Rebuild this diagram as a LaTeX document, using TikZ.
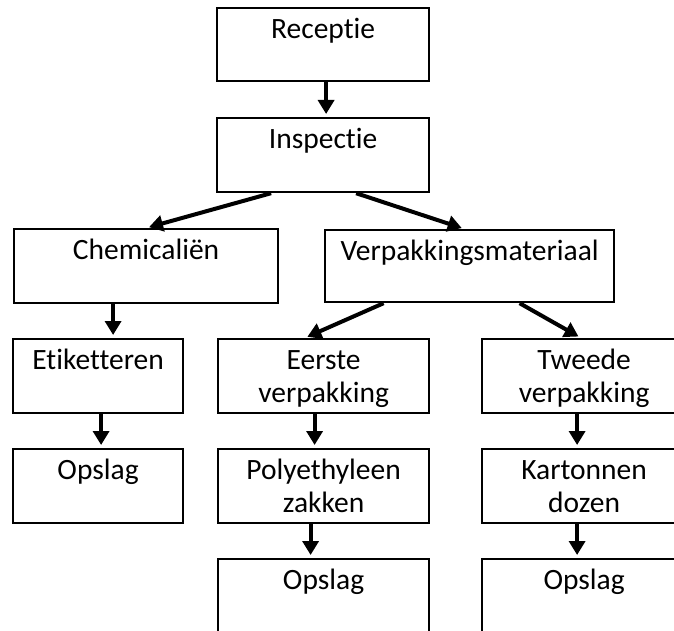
\documentclass[tikz,border=0pt]{standalone}
\usepackage{fontspec}
\setmainfont{Carlito}[RawFeature=-liga]
\usetikzlibrary{arrows.meta}
\newcommand\bt[3]{\parbox[c][#2][t]{#1}{\centering\rule{0pt}{30pt}#3}}
\tikzset{
  box/.style={draw, line width=2.2pt, inner sep=0pt, anchor=north west},
  arr/.style={line width=4pt, -{Triangle[length=14pt,width=16pt]}, shorten >=3pt}
}
\begin{document}
\begin{tikzpicture}[x=1pt,y=-1pt,font=\fontsize{29.5}{33}\selectfont]
\useasboundingbox (0,0) rectangle (674,631);
\clip (0,0) rectangle (674,631);
\node[box] (rec) at (216,7) {\bt{212pt}{73pt}{Receptie}};
\node[box] (insp) at (216,117) {\bt{212pt}{74pt}{Inspectie}};
\node[box] (chem) at (13,228) {\bt{264pt}{74pt}{Chemicaliën}};
\node[box] (verp) at (324,229) {\bt{289pt}{72pt}{Verpakkingsmateriaal}};
\node[box] (etik) at (12,338) {\bt{170pt}{74pt}{Etiketteren}};
\node[box] (eerste) at (217,338) {\bt{211pt}{74pt}{Eerste\\verpakking}};
\node[box] (tweede) at (481,338) {\bt{204pt}{74pt}{Tweede\\verpakking}};
\node[box] (opl) at (12,448) {\bt{170pt}{74pt}{Opslag}};
\node[box] (poly) at (217,448) {\bt{211pt}{74pt}{Polyethyleen\\zakken}};
\node[box] (kart) at (481,448) {\bt{204pt}{74pt}{Kartonnen\\dozen}};
\node[box] (opm) at (217,558) {\bt{211pt}{100pt}{Opslag}};
\node[box] (opr) at (481,558) {\bt{204pt}{100pt}{Opslag}};
\draw[arr] ([xshift=3pt]rec.south) -- ([xshift=3pt]insp.north);
\draw[arr] ([xshift=-52pt]insp.south) -- (chem.north);
\draw[arr] ([xshift=33pt]insp.south) -- ([xshift=-5pt]verp.north);
\draw[arr] ([xshift=-33pt]chem.south) -- ([xshift=15pt]etik.north);
\draw[arr] ([xshift=3pt]etik.south) -- ([xshift=3pt]opl.north);
\draw[arr] ([xshift=-86pt]verp.south) -- ([xshift=-19pt]eerste.north);
\draw[arr] ([xshift=50pt]verp.south) -- ([xshift=-3pt]tweede.north);
\draw[arr] ([xshift=-9pt]eerste.south) -- ([xshift=-9pt]poly.north);
\draw[arr] ([xshift=-13pt]poly.south) -- ([xshift=-13pt]opm.north);
\draw[arr] ([xshift=-7pt]tweede.south) -- ([xshift=-7pt]kart.north);
\draw[arr] ([xshift=-7pt]kart.south) -- ([xshift=-7pt]opr.north);
\end{tikzpicture}
\end{document}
──────────────────────────────
- **Do this**
Set the listing down in full and exactly. Pictures within it should not appear in the copy.

- **Response**
Rebuild this diagram as a LaTeX document, using TikZ.
\documentclass[tikz,border=0pt]{standalone}
\usepackage{fontspec}
\setmainfont{Carlito}[RawFeature=-liga]
\usetikzlibrary{arrows.meta}
\newcommand\bt[3]{\parbox[c][#2][t]{#1}{\centering\rule{0pt}{30pt}#3}}
\tikzset{
  box/.style={draw, line width=2.2pt, inner sep=0pt, anchor=north west},
  arr/.style={line width=4pt, -{Triangle[length=14pt,width=16pt]}, shorten >=3pt}
}
\begin{document}
\begin{tikzpicture}[x=1pt,y=-1pt,font=\fontsize{29.5}{33}\selectfont]
\useasboundingbox (0,0) rectangle (674,631);
\clip (0,0) rectangle (674,631);
\node[box] (rec) at (216,7) {\bt{212pt}{73pt}{Receptie}};
\node[box] (insp) at (216,117) {\bt{212pt}{74pt}{Inspectie}};
\node[box] (chem) at (13,228) {\bt{264pt}{74pt}{Chemicaliën}};
\node[box] (verp) at (324,229) {\bt{289pt}{72pt}{Verpakkingsmateriaal}};
\node[box] (etik) at (12,338) {\bt{170pt}{74pt}{Etiketteren}};
\node[box] (eerste) at (217,338) {\bt{211pt}{74pt}{Eerste\\verpakking}};
\node[box] (tweede) at (481,338) {\bt{204pt}{74pt}{Tweede\\verpakking}};
\node[box] (opl) at (12,448) {\bt{170pt}{74pt}{Opslag}};
\node[box] (poly) at (217,448) {\bt{211pt}{74pt}{Polyethyleen\\zakken}};
\node[box] (kart) at (481,448) {\bt{204pt}{74pt}{Kartonnen\\dozen}};
\node[box] (opm) at (217,558) {\bt{211pt}{100pt}{Opslag}};
\node[box] (opr) at (481,558) {\bt{204pt}{100pt}{Opslag}};
\draw[arr] ([xshift=3pt]rec.south) -- ([xshift=3pt]insp.north);
\draw[arr] ([xshift=-52pt]insp.south) -- (chem.north);
\draw[arr] ([xshift=33pt]insp.south) -- ([xshift=-5pt]verp.north);
\draw[arr] ([xshift=-33pt]chem.south) -- ([xshift=15pt]etik.north);
\draw[arr] ([xshift=3pt]etik.south) -- ([xshift=3pt]opl.north);
\draw[arr] ([xshift=-86pt]verp.south) -- ([xshift=-19pt]eerste.north);
\draw[arr] ([xshift=50pt]verp.south) -- ([xshift=-3pt]tweede.north);
\draw[arr] ([xshift=-9pt]eerste.south) -- ([xshift=-9pt]poly.north);
\draw[arr] ([xshift=-13pt]poly.south) -- ([xshift=-13pt]opm.north);
\draw[arr] ([xshift=-7pt]tweede.south) -- ([xshift=-7pt]kart.north);
\draw[arr] ([xshift=-7pt]kart.south) -- ([xshift=-7pt]opr.north);
\end{tikzpicture}
\end{document}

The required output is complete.